Q - La cohabitation a permis plus de transparence de la politique africaine finalement, parce qu'il y avait une nécessité de communiquer…

R - Je ne sais pas ce que vous appelez transparence là-dessus, parce que je ne vois toujours pas ce qui est caché dans tout cela. Les objectifs sont clairs : on peut les discuter. Encore une fois, on peut dire : ce n'est pas notre « job » d'aller sécuriser les pays d'Afrique, même menacés. Tout le monde dit : les obscurités, les choses cachées, mais je ne sais pas très bien, en tout cas moi, cela ne me gêne pas du tout de…

Q - On parlera des ventes d'armes. Enfin, ils vous parleront des ventes d'armes sur lesquelles, même M. Balladur n'avait pas l'air d'être tout à fait sûr qu'il y en avait eu…
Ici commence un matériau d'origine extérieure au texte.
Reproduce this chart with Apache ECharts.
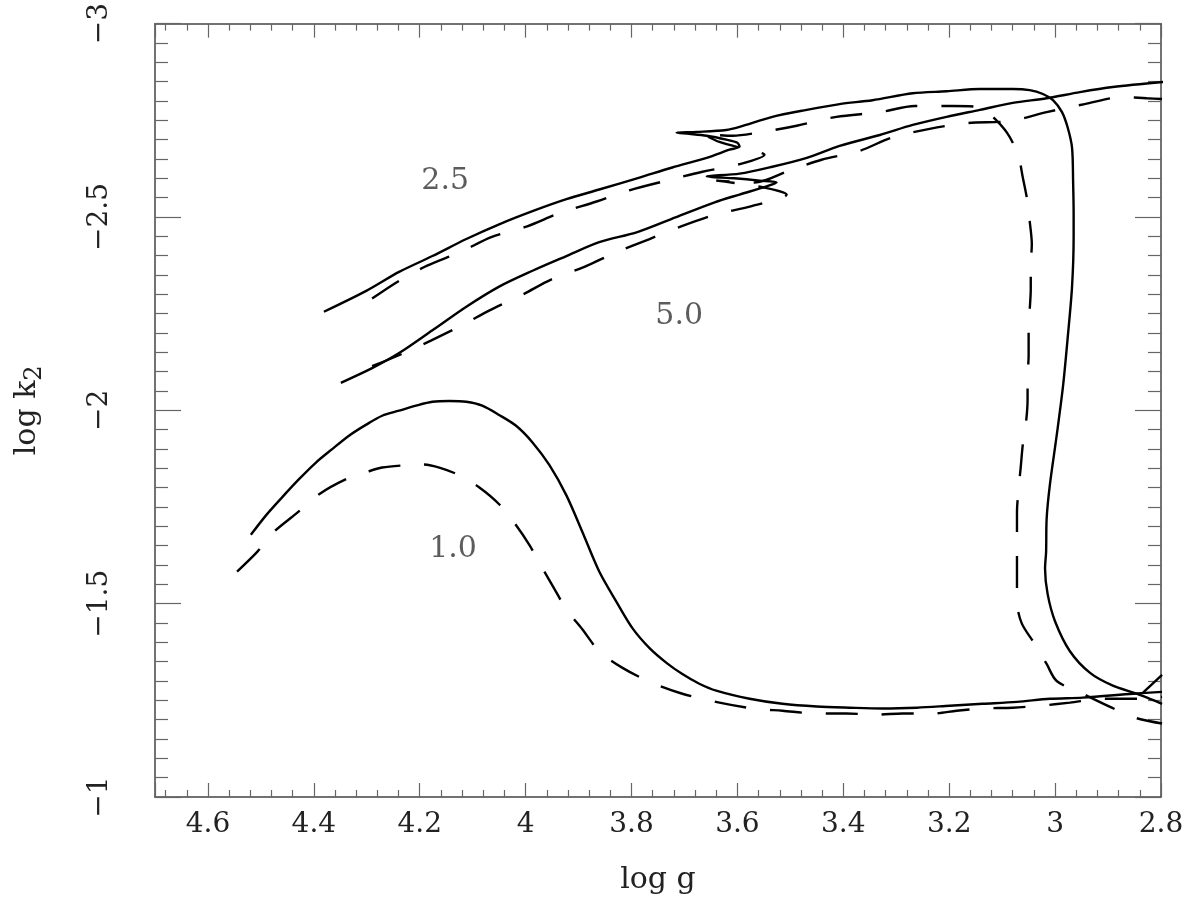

R - Attendez, l'Afrique grouille de marchands d'armes partout. Donc, il s'agit de savoir si on parle des décisions officielles de tel pays, de la mise en oeuvre des décisions antérieures, ou si, au contraire, ce sont des trafics qui, par définition, ne sont pas connus, il faut quand même clarifier les choses. En tout cas, Paul Quilès m'a invité au nom de la mission. Je m'y rends avec plaisir, pas avec plaisir parce que le sujet est tragique, en tout cas je m'y rends volontiers et je suis heureux de pouvoir contribuer, pour ce que j'ai pu connaître et comprendre avec le recul, à leur effort et je pense que ce sera utile à tout point de vue.